Written problem:
Only the lines holding the string "React" are needed. Copy each one.

Source data:
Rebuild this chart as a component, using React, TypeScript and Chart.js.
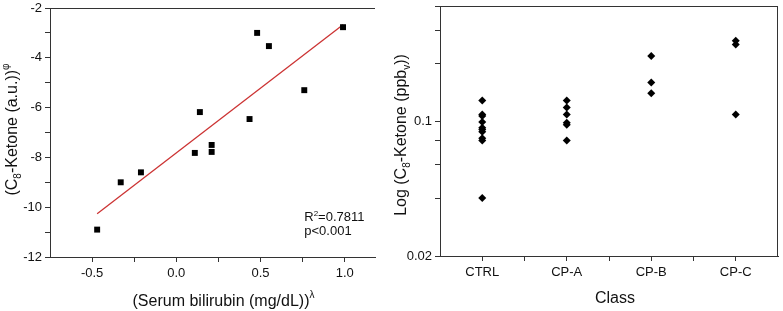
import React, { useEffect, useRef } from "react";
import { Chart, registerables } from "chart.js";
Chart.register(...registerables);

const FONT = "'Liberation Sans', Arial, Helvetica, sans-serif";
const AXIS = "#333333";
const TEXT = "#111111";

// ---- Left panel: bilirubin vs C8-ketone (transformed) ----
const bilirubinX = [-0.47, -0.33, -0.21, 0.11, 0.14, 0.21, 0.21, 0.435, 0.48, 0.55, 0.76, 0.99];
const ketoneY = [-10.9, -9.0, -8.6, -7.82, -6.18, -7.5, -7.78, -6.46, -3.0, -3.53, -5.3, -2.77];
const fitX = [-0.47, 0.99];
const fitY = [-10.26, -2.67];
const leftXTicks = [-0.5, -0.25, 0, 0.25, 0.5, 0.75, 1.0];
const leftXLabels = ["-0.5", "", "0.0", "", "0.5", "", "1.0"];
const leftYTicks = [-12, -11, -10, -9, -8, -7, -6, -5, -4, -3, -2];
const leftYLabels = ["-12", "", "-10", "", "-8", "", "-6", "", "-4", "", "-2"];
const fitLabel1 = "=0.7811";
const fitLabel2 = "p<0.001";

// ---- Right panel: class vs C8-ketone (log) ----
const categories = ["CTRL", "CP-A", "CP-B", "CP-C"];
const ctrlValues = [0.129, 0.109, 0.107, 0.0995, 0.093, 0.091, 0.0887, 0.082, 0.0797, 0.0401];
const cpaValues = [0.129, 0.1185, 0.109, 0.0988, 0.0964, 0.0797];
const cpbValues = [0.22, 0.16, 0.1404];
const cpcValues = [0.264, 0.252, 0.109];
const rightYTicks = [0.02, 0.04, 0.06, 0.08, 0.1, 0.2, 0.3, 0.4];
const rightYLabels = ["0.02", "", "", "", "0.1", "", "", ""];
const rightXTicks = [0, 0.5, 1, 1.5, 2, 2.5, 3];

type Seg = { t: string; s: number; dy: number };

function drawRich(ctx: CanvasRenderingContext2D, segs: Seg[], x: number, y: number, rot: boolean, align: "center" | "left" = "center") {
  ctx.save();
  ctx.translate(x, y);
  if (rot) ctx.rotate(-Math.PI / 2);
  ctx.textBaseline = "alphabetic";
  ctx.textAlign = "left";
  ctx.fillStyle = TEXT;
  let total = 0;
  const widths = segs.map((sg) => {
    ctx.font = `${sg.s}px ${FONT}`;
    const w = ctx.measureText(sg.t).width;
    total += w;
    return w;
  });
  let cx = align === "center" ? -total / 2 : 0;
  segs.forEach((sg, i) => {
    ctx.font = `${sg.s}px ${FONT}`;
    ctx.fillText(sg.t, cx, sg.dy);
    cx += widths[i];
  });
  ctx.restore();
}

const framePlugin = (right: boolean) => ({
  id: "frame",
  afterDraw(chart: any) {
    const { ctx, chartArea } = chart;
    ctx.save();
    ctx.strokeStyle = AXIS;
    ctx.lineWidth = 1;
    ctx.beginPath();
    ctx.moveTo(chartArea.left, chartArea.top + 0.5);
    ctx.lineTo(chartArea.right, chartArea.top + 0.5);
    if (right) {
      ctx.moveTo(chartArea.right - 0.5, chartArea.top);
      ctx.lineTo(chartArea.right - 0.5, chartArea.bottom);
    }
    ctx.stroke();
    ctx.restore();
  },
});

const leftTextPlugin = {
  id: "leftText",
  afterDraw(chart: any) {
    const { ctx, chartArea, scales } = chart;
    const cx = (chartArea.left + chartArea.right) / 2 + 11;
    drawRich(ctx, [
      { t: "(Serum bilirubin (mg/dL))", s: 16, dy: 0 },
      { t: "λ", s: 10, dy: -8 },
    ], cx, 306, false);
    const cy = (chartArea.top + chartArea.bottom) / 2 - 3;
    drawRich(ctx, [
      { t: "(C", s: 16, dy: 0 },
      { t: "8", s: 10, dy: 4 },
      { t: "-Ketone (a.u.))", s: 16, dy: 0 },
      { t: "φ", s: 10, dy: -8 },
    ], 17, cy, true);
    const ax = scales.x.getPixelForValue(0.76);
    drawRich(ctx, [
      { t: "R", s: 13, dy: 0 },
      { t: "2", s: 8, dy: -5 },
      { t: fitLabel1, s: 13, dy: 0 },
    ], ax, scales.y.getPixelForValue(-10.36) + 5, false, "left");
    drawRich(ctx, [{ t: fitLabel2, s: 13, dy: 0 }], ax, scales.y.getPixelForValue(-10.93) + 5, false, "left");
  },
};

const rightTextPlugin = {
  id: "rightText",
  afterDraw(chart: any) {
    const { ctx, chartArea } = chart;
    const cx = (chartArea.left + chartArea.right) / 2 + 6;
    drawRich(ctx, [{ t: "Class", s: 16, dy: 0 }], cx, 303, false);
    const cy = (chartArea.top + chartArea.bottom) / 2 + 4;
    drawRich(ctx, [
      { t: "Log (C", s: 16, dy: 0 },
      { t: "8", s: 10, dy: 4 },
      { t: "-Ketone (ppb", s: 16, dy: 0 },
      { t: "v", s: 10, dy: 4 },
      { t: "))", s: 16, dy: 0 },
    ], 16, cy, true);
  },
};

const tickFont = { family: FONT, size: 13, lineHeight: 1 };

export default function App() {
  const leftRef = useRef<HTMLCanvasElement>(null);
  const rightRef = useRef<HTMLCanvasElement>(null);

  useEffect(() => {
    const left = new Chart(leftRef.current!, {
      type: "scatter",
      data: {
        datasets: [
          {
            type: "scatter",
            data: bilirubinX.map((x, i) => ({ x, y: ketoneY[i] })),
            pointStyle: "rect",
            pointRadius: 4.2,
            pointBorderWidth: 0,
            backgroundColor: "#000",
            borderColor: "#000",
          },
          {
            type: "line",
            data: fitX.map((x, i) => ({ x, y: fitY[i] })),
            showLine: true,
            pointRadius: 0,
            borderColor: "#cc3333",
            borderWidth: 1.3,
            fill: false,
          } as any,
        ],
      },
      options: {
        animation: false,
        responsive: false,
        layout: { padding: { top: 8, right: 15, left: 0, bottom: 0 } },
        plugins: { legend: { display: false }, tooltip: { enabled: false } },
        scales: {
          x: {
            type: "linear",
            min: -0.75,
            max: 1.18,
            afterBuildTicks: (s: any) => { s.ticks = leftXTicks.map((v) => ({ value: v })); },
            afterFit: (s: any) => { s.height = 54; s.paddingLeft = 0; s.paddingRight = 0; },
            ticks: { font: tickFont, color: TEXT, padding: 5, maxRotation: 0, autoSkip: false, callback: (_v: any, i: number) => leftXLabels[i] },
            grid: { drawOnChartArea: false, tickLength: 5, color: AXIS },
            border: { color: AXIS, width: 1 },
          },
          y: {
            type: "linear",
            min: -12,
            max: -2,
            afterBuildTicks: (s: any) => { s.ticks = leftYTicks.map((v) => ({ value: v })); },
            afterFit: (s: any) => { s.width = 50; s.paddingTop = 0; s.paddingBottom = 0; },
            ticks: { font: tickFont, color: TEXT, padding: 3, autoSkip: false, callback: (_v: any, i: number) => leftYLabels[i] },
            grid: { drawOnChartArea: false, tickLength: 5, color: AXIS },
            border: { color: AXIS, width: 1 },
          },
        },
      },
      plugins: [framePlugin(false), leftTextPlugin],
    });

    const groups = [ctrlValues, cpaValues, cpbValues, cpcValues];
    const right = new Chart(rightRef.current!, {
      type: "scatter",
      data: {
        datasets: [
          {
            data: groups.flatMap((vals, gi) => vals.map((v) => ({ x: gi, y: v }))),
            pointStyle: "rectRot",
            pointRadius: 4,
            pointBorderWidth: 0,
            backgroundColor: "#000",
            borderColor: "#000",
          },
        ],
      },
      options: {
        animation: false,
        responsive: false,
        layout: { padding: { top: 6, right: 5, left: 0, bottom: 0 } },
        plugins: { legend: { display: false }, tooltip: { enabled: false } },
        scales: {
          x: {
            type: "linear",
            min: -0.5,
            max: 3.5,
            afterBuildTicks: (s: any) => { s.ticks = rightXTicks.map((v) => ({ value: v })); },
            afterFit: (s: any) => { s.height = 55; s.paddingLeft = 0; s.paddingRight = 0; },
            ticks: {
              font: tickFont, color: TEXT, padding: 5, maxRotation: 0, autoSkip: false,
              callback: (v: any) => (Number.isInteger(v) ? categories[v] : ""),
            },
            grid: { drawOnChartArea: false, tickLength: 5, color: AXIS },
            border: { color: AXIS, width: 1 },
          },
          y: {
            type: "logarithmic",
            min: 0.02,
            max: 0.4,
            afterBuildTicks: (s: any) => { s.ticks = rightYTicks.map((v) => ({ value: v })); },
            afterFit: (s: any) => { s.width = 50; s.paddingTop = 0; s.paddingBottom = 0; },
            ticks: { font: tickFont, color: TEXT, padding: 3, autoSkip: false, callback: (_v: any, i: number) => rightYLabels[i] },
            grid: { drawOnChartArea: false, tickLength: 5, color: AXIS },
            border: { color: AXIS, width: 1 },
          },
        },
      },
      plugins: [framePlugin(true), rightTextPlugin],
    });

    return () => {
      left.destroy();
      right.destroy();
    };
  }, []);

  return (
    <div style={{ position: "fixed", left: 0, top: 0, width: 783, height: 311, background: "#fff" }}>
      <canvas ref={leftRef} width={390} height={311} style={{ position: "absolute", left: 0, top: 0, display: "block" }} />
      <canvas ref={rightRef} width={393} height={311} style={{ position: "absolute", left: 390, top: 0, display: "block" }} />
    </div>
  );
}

---

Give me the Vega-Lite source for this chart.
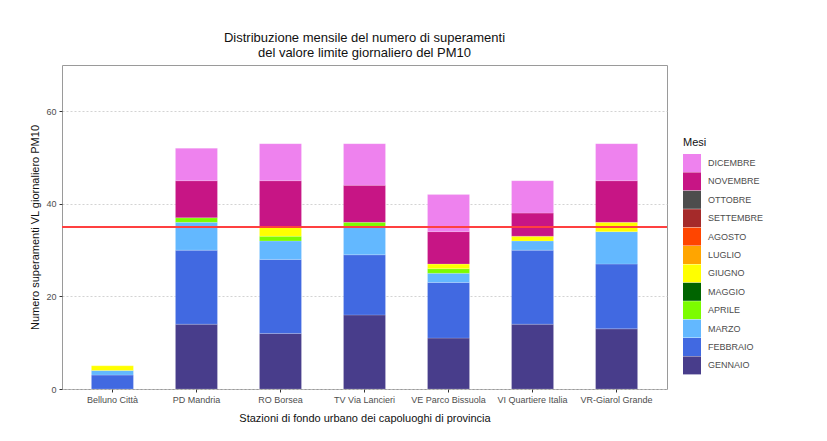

* * *

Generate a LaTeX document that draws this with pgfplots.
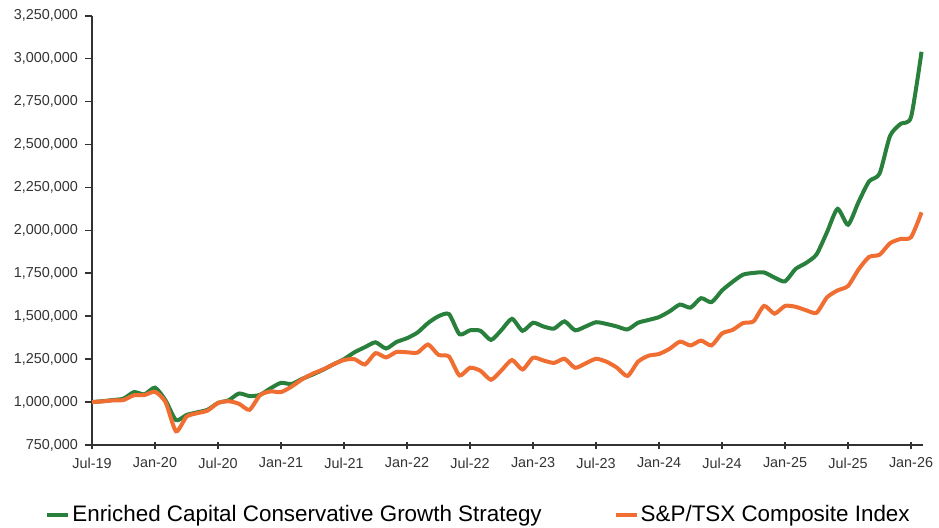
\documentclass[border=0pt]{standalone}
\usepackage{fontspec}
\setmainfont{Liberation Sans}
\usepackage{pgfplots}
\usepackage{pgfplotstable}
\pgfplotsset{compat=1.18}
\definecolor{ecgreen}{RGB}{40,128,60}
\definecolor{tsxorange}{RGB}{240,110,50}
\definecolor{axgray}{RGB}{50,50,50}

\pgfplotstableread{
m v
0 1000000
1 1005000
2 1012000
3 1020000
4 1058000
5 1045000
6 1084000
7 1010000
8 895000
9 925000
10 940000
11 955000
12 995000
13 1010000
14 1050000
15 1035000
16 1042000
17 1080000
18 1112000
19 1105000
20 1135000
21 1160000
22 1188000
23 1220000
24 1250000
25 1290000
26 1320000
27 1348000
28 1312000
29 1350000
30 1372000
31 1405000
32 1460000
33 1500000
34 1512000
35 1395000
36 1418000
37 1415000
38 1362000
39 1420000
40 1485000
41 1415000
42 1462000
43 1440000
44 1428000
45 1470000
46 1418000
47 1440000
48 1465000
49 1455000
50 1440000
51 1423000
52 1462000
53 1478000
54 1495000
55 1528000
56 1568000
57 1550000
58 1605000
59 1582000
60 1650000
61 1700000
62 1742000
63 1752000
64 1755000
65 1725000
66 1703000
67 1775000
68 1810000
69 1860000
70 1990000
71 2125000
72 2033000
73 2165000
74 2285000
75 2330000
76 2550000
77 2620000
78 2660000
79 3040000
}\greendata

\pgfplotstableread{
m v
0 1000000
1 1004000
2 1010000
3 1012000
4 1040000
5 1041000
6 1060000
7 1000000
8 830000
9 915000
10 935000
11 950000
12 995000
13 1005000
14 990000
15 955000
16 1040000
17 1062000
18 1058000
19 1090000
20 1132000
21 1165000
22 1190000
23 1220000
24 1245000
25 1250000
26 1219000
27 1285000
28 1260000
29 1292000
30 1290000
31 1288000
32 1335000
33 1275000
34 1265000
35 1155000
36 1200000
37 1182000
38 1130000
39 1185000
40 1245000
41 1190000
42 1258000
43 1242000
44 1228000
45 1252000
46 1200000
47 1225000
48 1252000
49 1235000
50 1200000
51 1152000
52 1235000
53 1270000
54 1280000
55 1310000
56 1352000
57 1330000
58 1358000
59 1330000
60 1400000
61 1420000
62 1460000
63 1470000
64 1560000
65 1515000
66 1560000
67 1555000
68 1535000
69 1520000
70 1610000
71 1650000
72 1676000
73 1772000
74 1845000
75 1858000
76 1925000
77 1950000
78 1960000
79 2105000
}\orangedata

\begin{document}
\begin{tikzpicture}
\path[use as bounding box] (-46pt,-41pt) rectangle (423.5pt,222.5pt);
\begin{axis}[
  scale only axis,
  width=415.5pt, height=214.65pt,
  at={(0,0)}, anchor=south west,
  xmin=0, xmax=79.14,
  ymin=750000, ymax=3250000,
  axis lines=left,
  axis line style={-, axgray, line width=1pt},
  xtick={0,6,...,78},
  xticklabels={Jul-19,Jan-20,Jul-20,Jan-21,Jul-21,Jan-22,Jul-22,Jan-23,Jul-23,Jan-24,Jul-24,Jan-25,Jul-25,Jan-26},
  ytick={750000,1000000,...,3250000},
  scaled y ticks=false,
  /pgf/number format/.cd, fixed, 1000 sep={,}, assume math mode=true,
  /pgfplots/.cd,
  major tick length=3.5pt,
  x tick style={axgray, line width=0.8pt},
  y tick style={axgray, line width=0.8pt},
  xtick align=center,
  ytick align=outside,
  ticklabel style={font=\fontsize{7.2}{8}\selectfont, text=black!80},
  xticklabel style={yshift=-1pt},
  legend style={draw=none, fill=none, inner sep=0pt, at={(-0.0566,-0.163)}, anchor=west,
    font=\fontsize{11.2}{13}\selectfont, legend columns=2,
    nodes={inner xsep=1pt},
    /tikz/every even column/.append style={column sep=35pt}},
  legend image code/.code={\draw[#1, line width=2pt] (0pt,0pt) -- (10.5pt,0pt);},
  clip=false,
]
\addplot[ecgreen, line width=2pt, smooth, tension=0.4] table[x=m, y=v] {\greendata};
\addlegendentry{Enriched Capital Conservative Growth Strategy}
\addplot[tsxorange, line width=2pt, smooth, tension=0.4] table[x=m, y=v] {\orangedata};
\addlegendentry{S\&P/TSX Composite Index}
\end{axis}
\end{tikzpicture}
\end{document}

Solution below:
Rebuild this chart as a component, using React, TypeScript and Chart.js.
import React, { useEffect, useRef } from "react";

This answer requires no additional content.